↓↓↓

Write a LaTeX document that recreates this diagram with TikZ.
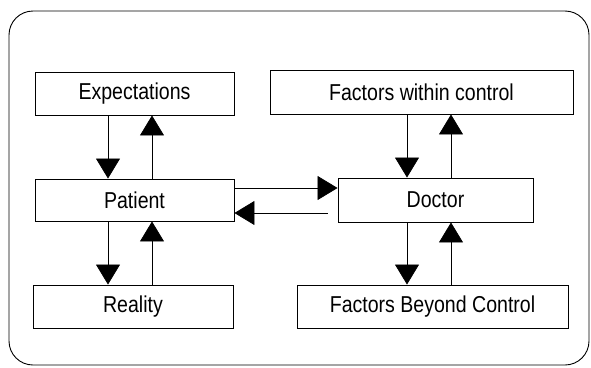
\documentclass[tikz,border=0pt]{standalone}
\usepackage{fontspec}
\setmainfont{Liberation Sans}[FakeStretch=0.85]
\usetikzlibrary{arrows.meta}
\begin{document}
\begin{tikzpicture}[x=1pt, y=-1pt,
    every node/.style={rectangle, draw, line width=0.9pt, inner sep=0pt, font=\fontsize{23}{26}\selectfont, text=black},
    link/.style={line width=0.8pt, -{Triangle[width=24pt, length=20pt]}}]

    % Define frame
    \useasboundingbox (0,0) rectangle (591,367);
    \draw[line width=0.9pt, rounded corners=24pt] (9,11) rectangle (589,365);

    % Boxes
    \node[minimum width=199pt, minimum height=43pt] (exp) at (134.5,93.5) {Expectations};
    \node[minimum width=303pt, minimum height=44pt] (within) at (421.5,92) {Factors within control};
    \node[minimum width=199pt, minimum height=42pt] (pat) at (134.5,200) {Patient};
    \node[minimum width=195pt, minimum height=44pt] (doc) at (435.5,200) {Doctor};
    \node[minimum width=200pt, minimum height=43pt] (real) at (133,306.5) {Reality};
    \node[minimum width=271pt, minimum height=43pt] (beyond) at (432.5,306.5) {Factors Beyond Control};

    % Patient side
    \draw[link] ([xshift=-26.5pt]exp.south) -- ([xshift=-26.5pt]exp.south |- pat.north);
    \draw[link] ([xshift=17.5pt]pat.north) -- ([xshift=17.5pt]pat.north |- exp.south);
    \draw[link] ([xshift=-26.5pt]pat.south) -- ([xshift=-26.5pt]pat.south |- real.north);
    \draw[link] ([xshift=17.5pt]real.north -| pat.south) -- ([xshift=17.5pt]pat.south);

    % Doctor side
    \draw[link] ([xshift=-28.5pt]within.south -| doc.north) -- ([xshift=-28.5pt]doc.north);
    \draw[link] ([xshift=15.5pt]doc.north) -- ([xshift=15.5pt]doc.north |- within.south);
    \draw[link] ([xshift=-28.5pt]doc.south) -- ([xshift=-28.5pt]doc.south |- beyond.north);
    \draw[link] ([xshift=15.5pt]beyond.north -| doc.south) -- ([xshift=15.5pt]doc.south);

    % Between patient and doctor
    \draw[link] ([yshift=12pt]pat.east) -- ([yshift=12pt]pat.east -| doc.west);
    \draw[link, shorten <=10pt] ([yshift=-13pt]doc.west) -- ([yshift=-13pt]doc.west -| pat.east);

\end{tikzpicture}
\end{document}
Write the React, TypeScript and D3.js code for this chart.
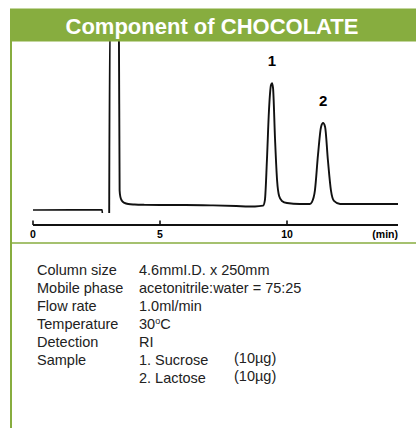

↑↑↑

* _WRITTEN TASK_
Retype each line of the listing above word for word. Exclude the pictures.

* _RESPONSE TO THE TASK_
Write a LaTeX document that recreates this diagram with TikZ.
\documentclass[tikz,border=0pt]{standalone}
\usepackage{fontspec}
\setmainfont{Liberation Sans}[FakeStretch=0.85]
\usetikzlibrary{arrows.meta}
\begin{document}
\begin{tikzpicture}[x=1pt, y=-1pt,
    every node/.style={rectangle, draw, line width=0.9pt, inner sep=0pt, font=\fontsize{23}{26}\selectfont, text=black},
    link/.style={line width=0.8pt, -{Triangle[width=24pt, length=20pt]}}]

    % Define frame
    \useasboundingbox (0,0) rectangle (591,367);
    \draw[line width=0.9pt, rounded corners=24pt] (9,11) rectangle (589,365);

    % Boxes
    \node[minimum width=199pt, minimum height=43pt] (exp) at (134.5,93.5) {Expectations};
    \node[minimum width=303pt, minimum height=44pt] (within) at (421.5,92) {Factors within control};
    \node[minimum width=199pt, minimum height=42pt] (pat) at (134.5,200) {Patient};
    \node[minimum width=195pt, minimum height=44pt] (doc) at (435.5,200) {Doctor};
    \node[minimum width=200pt, minimum height=43pt] (real) at (133,306.5) {Reality};
    \node[minimum width=271pt, minimum height=43pt] (beyond) at (432.5,306.5) {Factors Beyond Control};

    % Patient side
    \draw[link] ([xshift=-26.5pt]exp.south) -- ([xshift=-26.5pt]exp.south |- pat.north);
    \draw[link] ([xshift=17.5pt]pat.north) -- ([xshift=17.5pt]pat.north |- exp.south);
    \draw[link] ([xshift=-26.5pt]pat.south) -- ([xshift=-26.5pt]pat.south |- real.north);
    \draw[link] ([xshift=17.5pt]real.north -| pat.south) -- ([xshift=17.5pt]pat.south);

    % Doctor side
    \draw[link] ([xshift=-28.5pt]within.south -| doc.north) -- ([xshift=-28.5pt]doc.north);
    \draw[link] ([xshift=15.5pt]doc.north) -- ([xshift=15.5pt]doc.north |- within.south);
    \draw[link] ([xshift=-28.5pt]doc.south) -- ([xshift=-28.5pt]doc.south |- beyond.north);
    \draw[link] ([xshift=15.5pt]beyond.north -| doc.south) -- ([xshift=15.5pt]doc.south);

    % Between patient and doctor
    \draw[link] ([yshift=12pt]pat.east) -- ([yshift=12pt]pat.east -| doc.west);
    \draw[link, shorten <=10pt] ([yshift=-13pt]doc.west) -- ([yshift=-13pt]doc.west -| pat.east);

\end{tikzpicture}
\end{document}
Write the React, TypeScript and D3.js code for this chart.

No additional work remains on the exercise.